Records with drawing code

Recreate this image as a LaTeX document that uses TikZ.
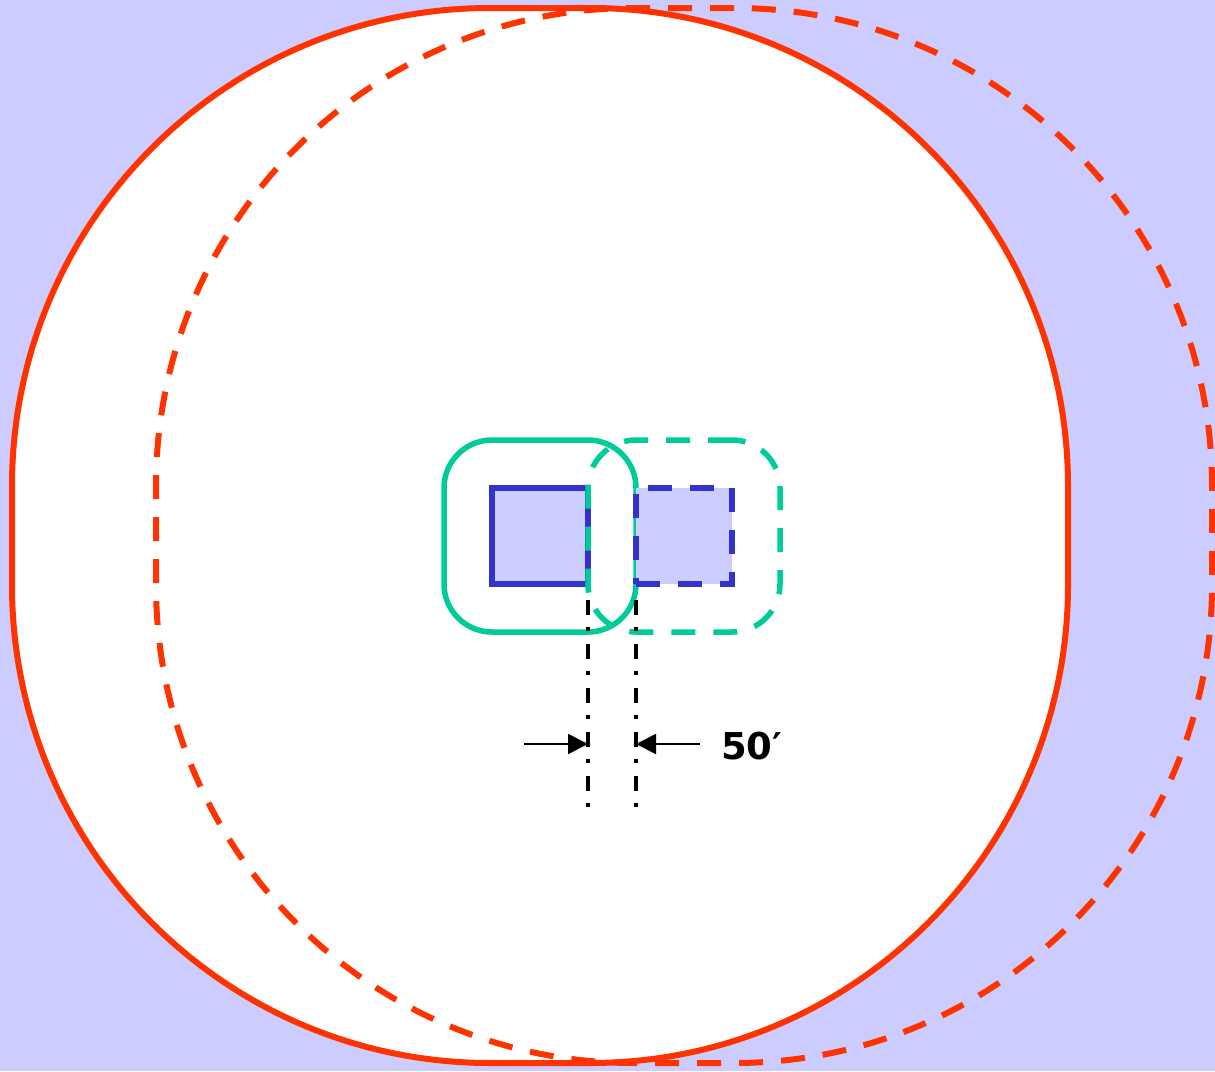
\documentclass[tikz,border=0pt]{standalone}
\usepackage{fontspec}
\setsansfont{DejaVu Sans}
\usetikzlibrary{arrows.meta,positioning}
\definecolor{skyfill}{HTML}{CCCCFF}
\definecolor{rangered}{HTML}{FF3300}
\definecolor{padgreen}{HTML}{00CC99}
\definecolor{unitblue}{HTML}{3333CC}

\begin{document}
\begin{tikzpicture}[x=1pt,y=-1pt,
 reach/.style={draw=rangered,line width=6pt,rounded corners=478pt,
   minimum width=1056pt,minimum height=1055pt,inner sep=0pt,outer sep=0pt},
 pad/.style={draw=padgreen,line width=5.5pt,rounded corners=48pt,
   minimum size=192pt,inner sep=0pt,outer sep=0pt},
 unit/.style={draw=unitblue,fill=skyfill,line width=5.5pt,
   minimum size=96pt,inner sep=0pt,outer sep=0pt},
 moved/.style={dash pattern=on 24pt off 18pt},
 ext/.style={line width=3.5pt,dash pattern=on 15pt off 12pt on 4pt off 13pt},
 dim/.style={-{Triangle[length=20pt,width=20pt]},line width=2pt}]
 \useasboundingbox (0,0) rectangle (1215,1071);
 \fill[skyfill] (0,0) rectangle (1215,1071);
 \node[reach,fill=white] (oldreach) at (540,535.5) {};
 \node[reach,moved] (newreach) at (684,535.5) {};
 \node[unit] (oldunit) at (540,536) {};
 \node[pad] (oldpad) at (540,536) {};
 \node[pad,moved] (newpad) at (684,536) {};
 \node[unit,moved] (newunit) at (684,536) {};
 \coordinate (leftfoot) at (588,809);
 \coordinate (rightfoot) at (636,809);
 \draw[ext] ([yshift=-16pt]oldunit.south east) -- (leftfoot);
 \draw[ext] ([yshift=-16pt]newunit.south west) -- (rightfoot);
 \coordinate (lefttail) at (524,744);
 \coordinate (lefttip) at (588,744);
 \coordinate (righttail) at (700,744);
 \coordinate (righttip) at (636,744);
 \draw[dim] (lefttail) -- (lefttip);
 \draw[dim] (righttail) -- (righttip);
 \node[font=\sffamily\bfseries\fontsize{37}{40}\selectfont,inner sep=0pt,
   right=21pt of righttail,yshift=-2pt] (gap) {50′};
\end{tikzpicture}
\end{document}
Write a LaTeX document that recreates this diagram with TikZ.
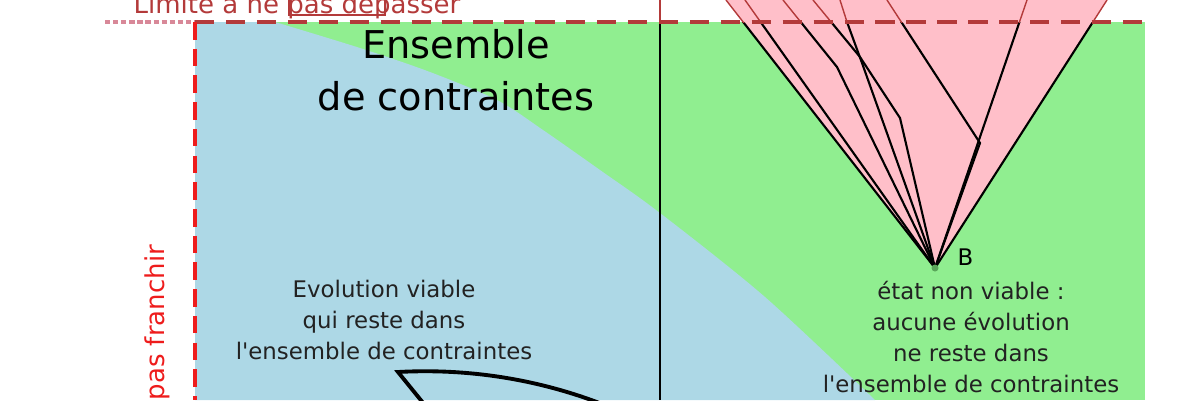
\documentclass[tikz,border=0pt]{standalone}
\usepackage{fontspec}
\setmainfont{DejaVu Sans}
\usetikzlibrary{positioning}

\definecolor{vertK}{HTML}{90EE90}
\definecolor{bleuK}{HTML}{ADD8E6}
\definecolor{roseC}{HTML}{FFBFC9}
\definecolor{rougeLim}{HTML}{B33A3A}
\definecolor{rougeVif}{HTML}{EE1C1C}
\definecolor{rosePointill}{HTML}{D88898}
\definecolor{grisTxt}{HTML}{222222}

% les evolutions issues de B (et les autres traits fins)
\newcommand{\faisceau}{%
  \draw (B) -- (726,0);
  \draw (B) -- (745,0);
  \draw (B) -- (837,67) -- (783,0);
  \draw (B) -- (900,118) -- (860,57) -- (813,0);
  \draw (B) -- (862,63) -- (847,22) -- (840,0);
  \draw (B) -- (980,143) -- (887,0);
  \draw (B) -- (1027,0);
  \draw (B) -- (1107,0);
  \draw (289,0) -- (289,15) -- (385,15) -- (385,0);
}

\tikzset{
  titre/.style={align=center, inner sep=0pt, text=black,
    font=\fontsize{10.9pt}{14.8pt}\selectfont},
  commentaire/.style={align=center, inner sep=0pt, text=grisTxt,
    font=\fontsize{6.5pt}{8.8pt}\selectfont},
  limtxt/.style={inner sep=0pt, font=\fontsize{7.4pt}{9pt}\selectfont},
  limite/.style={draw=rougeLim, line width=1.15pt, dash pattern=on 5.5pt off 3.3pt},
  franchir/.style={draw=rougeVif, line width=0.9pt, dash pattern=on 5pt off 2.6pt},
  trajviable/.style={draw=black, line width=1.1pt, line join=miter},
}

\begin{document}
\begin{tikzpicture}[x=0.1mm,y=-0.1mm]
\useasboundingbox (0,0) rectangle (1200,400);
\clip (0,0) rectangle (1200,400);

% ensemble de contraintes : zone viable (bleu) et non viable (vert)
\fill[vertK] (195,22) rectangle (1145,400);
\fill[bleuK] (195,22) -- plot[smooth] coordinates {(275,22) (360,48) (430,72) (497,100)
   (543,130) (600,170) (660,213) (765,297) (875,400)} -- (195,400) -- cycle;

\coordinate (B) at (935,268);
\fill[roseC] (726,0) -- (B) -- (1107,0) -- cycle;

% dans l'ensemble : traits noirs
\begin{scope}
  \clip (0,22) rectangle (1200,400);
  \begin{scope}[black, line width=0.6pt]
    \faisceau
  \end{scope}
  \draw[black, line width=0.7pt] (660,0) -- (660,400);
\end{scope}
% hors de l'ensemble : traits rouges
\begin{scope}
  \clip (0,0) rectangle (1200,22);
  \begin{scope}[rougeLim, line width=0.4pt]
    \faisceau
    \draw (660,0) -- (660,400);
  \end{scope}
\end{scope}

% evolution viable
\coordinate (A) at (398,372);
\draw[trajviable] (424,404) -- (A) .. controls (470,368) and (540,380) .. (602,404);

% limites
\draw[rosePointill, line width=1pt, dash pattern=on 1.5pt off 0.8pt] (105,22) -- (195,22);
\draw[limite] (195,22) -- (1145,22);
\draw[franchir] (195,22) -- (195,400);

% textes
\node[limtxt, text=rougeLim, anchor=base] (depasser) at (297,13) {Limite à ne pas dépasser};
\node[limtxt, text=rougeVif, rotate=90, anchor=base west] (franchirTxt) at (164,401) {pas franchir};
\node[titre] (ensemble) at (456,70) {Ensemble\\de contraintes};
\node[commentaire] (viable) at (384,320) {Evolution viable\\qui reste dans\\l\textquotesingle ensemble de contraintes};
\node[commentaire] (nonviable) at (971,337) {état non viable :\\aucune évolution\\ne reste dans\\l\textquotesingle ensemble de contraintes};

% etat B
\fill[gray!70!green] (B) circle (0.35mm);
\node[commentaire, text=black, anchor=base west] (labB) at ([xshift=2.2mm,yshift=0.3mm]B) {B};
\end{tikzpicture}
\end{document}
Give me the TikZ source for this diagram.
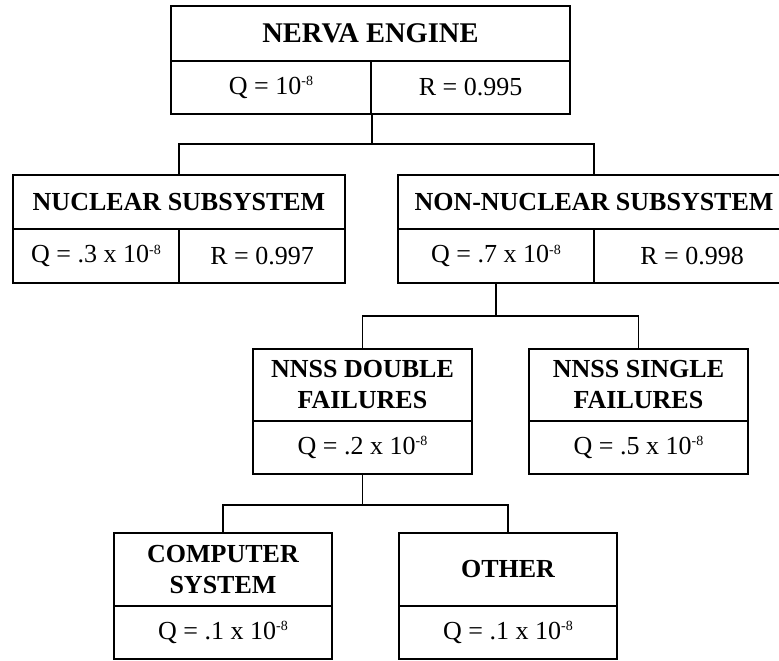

What you will do: All of the entries above should be duplicated exactly, except for the pictures.

Solved exercise:
Recreate this image as a LaTeX document that uses TikZ.
\documentclass[tikz,border=0pt]{standalone}
\usepackage{fontspec}
\setsansfont{DejaVu Sans}
\usetikzlibrary{arrows.meta,positioning}
\definecolor{skyfill}{HTML}{CCCCFF}
\definecolor{rangered}{HTML}{FF3300}
\definecolor{padgreen}{HTML}{00CC99}
\definecolor{unitblue}{HTML}{3333CC}

\begin{document}
\begin{tikzpicture}[x=1pt,y=-1pt,
 reach/.style={draw=rangered,line width=6pt,rounded corners=478pt,
   minimum width=1056pt,minimum height=1055pt,inner sep=0pt,outer sep=0pt},
 pad/.style={draw=padgreen,line width=5.5pt,rounded corners=48pt,
   minimum size=192pt,inner sep=0pt,outer sep=0pt},
 unit/.style={draw=unitblue,fill=skyfill,line width=5.5pt,
   minimum size=96pt,inner sep=0pt,outer sep=0pt},
 moved/.style={dash pattern=on 24pt off 18pt},
 ext/.style={line width=3.5pt,dash pattern=on 15pt off 12pt on 4pt off 13pt},
 dim/.style={-{Triangle[length=20pt,width=20pt]},line width=2pt}]
 \useasboundingbox (0,0) rectangle (1215,1071);
 \fill[skyfill] (0,0) rectangle (1215,1071);
 \node[reach,fill=white] (oldreach) at (540,535.5) {};
 \node[reach,moved] (newreach) at (684,535.5) {};
 \node[unit] (oldunit) at (540,536) {};
 \node[pad] (oldpad) at (540,536) {};
 \node[pad,moved] (newpad) at (684,536) {};
 \node[unit,moved] (newunit) at (684,536) {};
 \coordinate (leftfoot) at (588,809);
 \coordinate (rightfoot) at (636,809);
 \draw[ext] ([yshift=-16pt]oldunit.south east) -- (leftfoot);
 \draw[ext] ([yshift=-16pt]newunit.south west) -- (rightfoot);
 \coordinate (lefttail) at (524,744);
 \coordinate (lefttip) at (588,744);
 \coordinate (righttail) at (700,744);
 \coordinate (righttip) at (636,744);
 \draw[dim] (lefttail) -- (lefttip);
 \draw[dim] (righttail) -- (righttip);
 \node[font=\sffamily\bfseries\fontsize{37}{40}\selectfont,inner sep=0pt,
   right=21pt of righttail,yshift=-2pt] (gap) {50′};
\end{tikzpicture}
\end{document}
Write a LaTeX document that recreates this diagram with TikZ.
\documentclass[tikz,border=0pt]{standalone}
\usepackage{fontspec}
\setmainfont{DejaVu Sans}
\usetikzlibrary{positioning}

\definecolor{vertK}{HTML}{90EE90}
\definecolor{bleuK}{HTML}{ADD8E6}
\definecolor{roseC}{HTML}{FFBFC9}
\definecolor{rougeLim}{HTML}{B33A3A}
\definecolor{rougeVif}{HTML}{EE1C1C}
\definecolor{rosePointill}{HTML}{D88898}
\definecolor{grisTxt}{HTML}{222222}

% les evolutions issues de B (et les autres traits fins)
\newcommand{\faisceau}{%
  \draw (B) -- (726,0);
  \draw (B) -- (745,0);
  \draw (B) -- (837,67) -- (783,0);
  \draw (B) -- (900,118) -- (860,57) -- (813,0);
  \draw (B) -- (862,63) -- (847,22) -- (840,0);
  \draw (B) -- (980,143) -- (887,0);
  \draw (B) -- (1027,0);
  \draw (B) -- (1107,0);
  \draw (289,0) -- (289,15) -- (385,15) -- (385,0);
}

\tikzset{
  titre/.style={align=center, inner sep=0pt, text=black,
    font=\fontsize{10.9pt}{14.8pt}\selectfont},
  commentaire/.style={align=center, inner sep=0pt, text=grisTxt,
    font=\fontsize{6.5pt}{8.8pt}\selectfont},
  limtxt/.style={inner sep=0pt, font=\fontsize{7.4pt}{9pt}\selectfont},
  limite/.style={draw=rougeLim, line width=1.15pt, dash pattern=on 5.5pt off 3.3pt},
  franchir/.style={draw=rougeVif, line width=0.9pt, dash pattern=on 5pt off 2.6pt},
  trajviable/.style={draw=black, line width=1.1pt, line join=miter},
}

\begin{document}
\begin{tikzpicture}[x=0.1mm,y=-0.1mm]
\useasboundingbox (0,0) rectangle (1200,400);
\clip (0,0) rectangle (1200,400);

% ensemble de contraintes : zone viable (bleu) et non viable (vert)
\fill[vertK] (195,22) rectangle (1145,400);
\fill[bleuK] (195,22) -- plot[smooth] coordinates {(275,22) (360,48) (430,72) (497,100)
   (543,130) (600,170) (660,213) (765,297) (875,400)} -- (195,400) -- cycle;

\coordinate (B) at (935,268);
\fill[roseC] (726,0) -- (B) -- (1107,0) -- cycle;

% dans l'ensemble : traits noirs
\begin{scope}
  \clip (0,22) rectangle (1200,400);
  \begin{scope}[black, line width=0.6pt]
    \faisceau
  \end{scope}
  \draw[black, line width=0.7pt] (660,0) -- (660,400);
\end{scope}
% hors de l'ensemble : traits rouges
\begin{scope}
  \clip (0,0) rectangle (1200,22);
  \begin{scope}[rougeLim, line width=0.4pt]
    \faisceau
    \draw (660,0) -- (660,400);
  \end{scope}
\end{scope}

% evolution viable
\coordinate (A) at (398,372);
\draw[trajviable] (424,404) -- (A) .. controls (470,368) and (540,380) .. (602,404);

% limites
\draw[rosePointill, line width=1pt, dash pattern=on 1.5pt off 0.8pt] (105,22) -- (195,22);
\draw[limite] (195,22) -- (1145,22);
\draw[franchir] (195,22) -- (195,400);

% textes
\node[limtxt, text=rougeLim, anchor=base] (depasser) at (297,13) {Limite à ne pas dépasser};
\node[limtxt, text=rougeVif, rotate=90, anchor=base west] (franchirTxt) at (164,401) {pas franchir};
\node[titre] (ensemble) at (456,70) {Ensemble\\de contraintes};
\node[commentaire] (viable) at (384,320) {Evolution viable\\qui reste dans\\l\textquotesingle ensemble de contraintes};
\node[commentaire] (nonviable) at (971,337) {état non viable :\\aucune évolution\\ne reste dans\\l\textquotesingle ensemble de contraintes};

% etat B
\fill[gray!70!green] (B) circle (0.35mm);
\node[commentaire, text=black, anchor=base west] (labB) at ([xshift=2.2mm,yshift=0.3mm]B) {B};
\end{tikzpicture}
\end{document}
Give me the TikZ source for this diagram.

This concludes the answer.